Figuring out when to stop building and when to take the fight to the Villain comes with practice and experience, but it is worth that time investment. Where it might seem that you are not making progress by hitting the enemy, it’s wise to learn the “arc” of the Hero and play into that. Being efficient with your cards and trying to not have any cards left in your hand at the end of the turn is a good idea.
The board state needs to be managed very carefully. Often the best move is not necessarily just smacking the villain in the face. Controlling the minions and the side schemes that can mount up is often a better move. Keeping an eye on the main scheme threshold is also key. Knowing how the Villains play and what’s in the encounter deck can help you decide how best to defeat them. At some point, you will have to start dealing damage to the Villain. But knowing when to push and when to hold off and control the threat/minions is critical. Like the Heroes, each Villain and modular encounter set has a different feel. Knowing how to handle them is essential. The timing of when to defeat one stage and advance to the next is often a critical step.
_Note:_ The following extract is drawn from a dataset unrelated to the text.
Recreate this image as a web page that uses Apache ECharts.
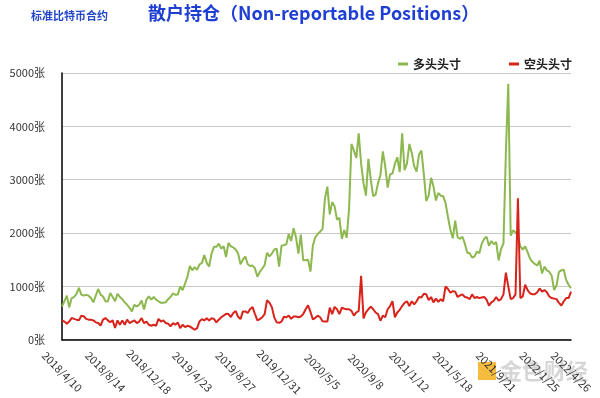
<!DOCTYPE html>
<html>
<head>
<meta charset="utf-8">
<script src="https://cdn.jsdelivr.net/npm/echarts@6/dist/echarts.min.js"></script>
<style>
  html, body { margin: 0; padding: 0; background: #fff; }
  #chart { width: 600px; height: 398px; }
</style>
</head>
<body>
<div id="chart"></div>
<script>
// weekly report dates (Tuesdays)
var dates = [
  '2018/4/10','2018/4/17','2018/4/24','2018/5/1','2018/5/8','2018/5/15','2018/5/22','2018/5/29',
  '2018/6/5','2018/6/12','2018/6/19','2018/6/26','2018/7/3','2018/7/10','2018/7/17','2018/7/24','2018/7/31',
  '2018/8/7','2018/8/14','2018/8/21','2018/8/28','2018/9/4','2018/9/11','2018/9/18','2018/9/25',
  '2018/10/2','2018/10/9','2018/10/16','2018/10/23','2018/10/30','2018/11/6','2018/11/13','2018/11/20','2018/11/27',
  '2018/12/4','2018/12/11','2018/12/18','2018/12/25',
  '2019/1/1','2019/1/8','2019/1/15','2019/1/22','2019/1/29','2019/2/5','2019/2/12','2019/2/19','2019/2/26',
  '2019/3/5','2019/3/12','2019/3/19','2019/3/26','2019/4/2','2019/4/9','2019/4/16','2019/4/23','2019/4/30',
  '2019/5/7','2019/5/14','2019/5/21','2019/5/28','2019/6/4','2019/6/11','2019/6/18','2019/6/25',
  '2019/7/2','2019/7/9','2019/7/16','2019/7/23','2019/7/30','2019/8/6','2019/8/13','2019/8/20','2019/8/27',
  '2019/9/3','2019/9/10','2019/9/17','2019/9/24','2019/10/1','2019/10/8','2019/10/15','2019/10/22','2019/10/29',
  '2019/11/5','2019/11/12','2019/11/19','2019/11/26','2019/12/3','2019/12/10','2019/12/17','2019/12/24','2019/12/31',
  '2020/1/7','2020/1/14','2020/1/21','2020/1/28','2020/2/4','2020/2/11','2020/2/18','2020/2/25',
  '2020/3/3','2020/3/10','2020/3/17','2020/3/24','2020/3/31','2020/4/7','2020/4/14','2020/4/21','2020/4/28',
  '2020/5/5','2020/5/12','2020/5/19','2020/5/26','2020/6/2','2020/6/9','2020/6/16','2020/6/23','2020/6/30',
  '2020/7/7','2020/7/14','2020/7/21','2020/7/28','2020/8/4','2020/8/11','2020/8/18','2020/8/25',
  '2020/9/1','2020/9/8','2020/9/15','2020/9/22','2020/9/29','2020/10/6','2020/10/13','2020/10/20','2020/10/27',
  '2020/11/3','2020/11/10','2020/11/17','2020/11/24','2020/12/1','2020/12/8','2020/12/15','2020/12/22','2020/12/29',
  '2021/1/5','2021/1/12','2021/1/19','2021/1/26','2021/2/2','2021/2/9','2021/2/16','2021/2/23',
  '2021/3/2','2021/3/9','2021/3/16','2021/3/23','2021/3/30','2021/4/6','2021/4/13','2021/4/20','2021/4/27',
  '2021/5/4','2021/5/11','2021/5/18','2021/5/25','2021/6/1','2021/6/8','2021/6/15','2021/6/22','2021/6/29',
  '2021/7/6','2021/7/13','2021/7/20','2021/7/27','2021/8/3','2021/8/10','2021/8/17','2021/8/24','2021/8/31',
  '2021/9/7','2021/9/14','2021/9/21','2021/9/28','2021/10/5','2021/10/12','2021/10/19','2021/10/26',
  '2021/11/2','2021/11/9','2021/11/16','2021/11/23','2021/11/30','2021/12/7','2021/12/14','2021/12/21','2021/12/28',
  '2022/1/4','2022/1/11','2022/1/18','2022/1/25','2022/2/1','2022/2/8','2022/2/15','2022/2/22',
  '2022/3/1','2022/3/8','2022/3/15','2022/3/22','2022/3/29','2022/4/5','2022/4/12','2022/4/19','2022/4/26'
];

// 多头头寸
var longPos = [
  625, 720, 825, 605, 780, 800, 860, 970, 845, 825, 840, 825, 780, 700, 825, 950, 845, 810, 720, 715,
  875, 800, 720, 860, 800, 760, 700, 655, 595, 530, 655, 625, 655, 735, 565, 750, 810, 750, 800, 750,
  720, 690, 690, 700, 760, 800, 870, 840, 845, 995, 930, 1050, 1180, 1380, 1300, 1360, 1310, 1410, 1440, 1585,
  1440, 1370, 1615, 1740, 1740, 1800, 1710, 1750, 1550, 1815, 1750, 1730, 1690, 1615, 1415, 1500, 1560, 1415, 1380, 1390,
  1335, 1180, 1270, 1330, 1400, 1630, 1560, 1615, 1690, 1705, 1370, 1765, 1770, 1790, 1980, 1850, 2090, 1920, 1615, 1970,
  1490, 1490, 1500, 1275, 1765, 1920, 1980, 2025, 2075, 2650, 2870, 2350, 2580, 2500, 2250, 2285, 1890, 2055, 1910, 2450,
  3670, 3550, 3405, 3870, 3300, 2930, 2700, 3390, 3000, 2690, 2720, 2935, 3085, 3530, 3250, 2850, 3100, 3115, 3300, 3420,
  3140, 3870, 3180, 3300, 3670, 3500, 3250, 3150, 3470, 3545, 3100, 2600, 2700, 3035, 2870, 2610, 2750, 2700, 2690, 2560,
  2300, 2060, 1900, 2230, 1920, 1890, 1930, 1800, 1630, 1620, 1540, 1560, 1650, 1620, 1800, 1890, 1930, 1760, 1850, 1790,
  1830, 1485, 1700, 1800, 3500, 4800, 1950, 2050, 2010, 1960, 1750, 1690, 1750, 1640, 1520, 1460, 1420, 1390, 1480, 1240,
  1370, 1300, 1270, 1200, 930, 1020, 1270, 1300, 1310, 1120, 1030, 965
];

// 空头头寸
var shortPos = [
  362, 340, 300, 340, 405, 390, 375, 362, 450, 440, 390, 375, 375, 362, 325, 312, 262, 375, 405, 362,
  325, 362, 220, 362, 280, 362, 280, 375, 312, 340, 362, 312, 340, 405, 312, 340, 280, 262, 280, 262,
  390, 340, 362, 312, 300, 250, 310, 280, 323, 217, 280, 236, 260, 248, 217, 186, 217, 342, 385, 360,
  400, 360, 400, 390, 323, 375, 420, 450, 485, 480, 425, 500, 535, 430, 385, 530, 530, 500, 575, 610,
  480, 360, 385, 420, 480, 740, 695, 610, 417, 325, 315, 340, 430, 420, 450, 390, 435, 435, 420, 435,
  480, 570, 645, 520, 380, 410, 450, 420, 345, 340, 340, 600, 480, 615, 570, 480, 600, 580, 570, 570,
  540, 450, 510, 540, 1196, 400, 510, 570, 620, 570, 510, 480, 355, 450, 420, 570, 630, 720, 420, 510,
  560, 630, 690, 720, 630, 720, 660, 720, 800, 790, 860, 850, 740, 800, 700, 770, 710, 760, 720, 1000,
  950, 880, 910, 900, 800, 830, 850, 800, 790, 760, 850, 780, 800, 780, 790, 800, 750, 640, 700, 730,
  800, 730, 760, 850, 1258, 1000, 760, 780, 850, 2650, 780, 810, 1030, 930, 870, 850, 850, 890, 960, 900,
  930, 890, 810, 780, 770, 760, 690, 640, 720, 780, 780, 900
];

var yTicks = [0, 1000, 2000, 3000, 4000, 5000];
var LABEL_STEP = 18;

var FONT = '"Noto Sans CJK SC", "Noto Sans", sans-serif';
var chart = echarts.init(document.getElementById('chart'));

var option = {
  animation: false,
  textStyle: { fontFamily: FONT },
  title: [
    {
      text: '散户持仓（Non-reportable Positions）',
      left: 148,
      top: 4,
      padding: 0,
      textStyle: { fontFamily: FONT, fontSize: 18, fontWeight: 'bold', color: '#1f3fd2' }
    },
    {
      text: '标准比特币合约',
      left: 31,
      top: 10,
      padding: 0,
      textStyle: { fontFamily: FONT, fontSize: 11, fontWeight: 'bold', color: '#2447c8' }
    }
  ],
  legend: {
    left: 393,
    top: 53,
    icon: 'rect',
    itemWidth: 10,
    itemHeight: 3,
    itemGap: 48,
    textStyle: { fontFamily: FONT, fontSize: 12, fontWeight: 'bold', color: '#222' },
    data: ['多头头寸', '空头头寸']
  },
  grid: {
    left: 62,
    right: 29,
    top: 73,
    bottom: 54
  },
  xAxis: {
    type: 'category',
    boundaryGap: false,
    data: dates,
    axisLine: { lineStyle: { color: '#000', width: 1.5 } },
    axisTick: { show: false },
    axisLabel: {
      interval: function(index){
        return index % LABEL_STEP === 0 || index === dates.length - 1;
      },
      rotate: -45,
      align: 'center',
      verticalAlign: 'middle',
      margin: 32,
      fontSize: 11,
      color: '#333',
      fontFamily: FONT
    }
  },
  yAxis: {
    type: 'value',
    min: yTicks[0],
    max: yTicks[yTicks.length - 1],
    interval: 1000,
    axisLine: { show: true, lineStyle: { color: '#000', width: 1.5 } },
    axisTick: { show: false },
    splitLine: { lineStyle: { color: '#c8c8c8', width: 1 } },
    axisLabel: {
      formatter: function(v){
        return v + '张';
      },
      margin: 17,
      fontSize: 11,
      color: '#333',
      fontFamily: FONT
    }
  },
  series: [
    {
      name: '多头头寸',
      type: 'line',
      data: longPos,
      showSymbol: false,
      color: '#8cb84f',
      lineStyle: { width: 2, color: '#8cb84f' }
    },
    {
      name: '空头头寸',
      type: 'line',
      data: shortPos,
      showSymbol: false,
      color: '#d8231b',
      lineStyle: { width: 2, color: '#d8231b' }
    }
  ],
  graphic: [
    {
      type: 'rect',
      left: 478,
      top: 362,
      shape: { width: 18, height: 18 },
      style: { fill: 'rgba(245,176,30,0.85)' }
    },
    {
      type: 'text',
      left: 500,
      top: 360,
      style: { text: '金色财经', fill: 'rgba(200,200,200,0.75)', font: 'bold 22px ' + FONT }
    }
  ]
};

chart.setOption(option);
</script>
</body>
</html>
There are four aspects in the game that all have their unique playstyles.
Aggression. As the name suggests, this is all about hitting the enemies hard and fast. Generally, aggression based Heroes are not great at thwarting and removing threat from a scheme. Subsequently, it is often a race against the threat build-up and taking the Villain down
Justice is more focused on removing threat from schemes. Justice based characters are good at managing threat and keeping things under control however they are not typically hard hitters.
Protection is all about defending, preventing damage, and healing. It can react to incoming attacks, prevent that damage, and sometimes cause reactive effects based on that.
Leadership is a very versatile deck and can do a lot of things, but is mostly about bringing out Allies. Allies can be good for attacking, thwarting and defending and is a good all-purpose aspect if used with a large selection of ally cards. Protection is reliant on these allies so Villains that target allies can make this aspect weak.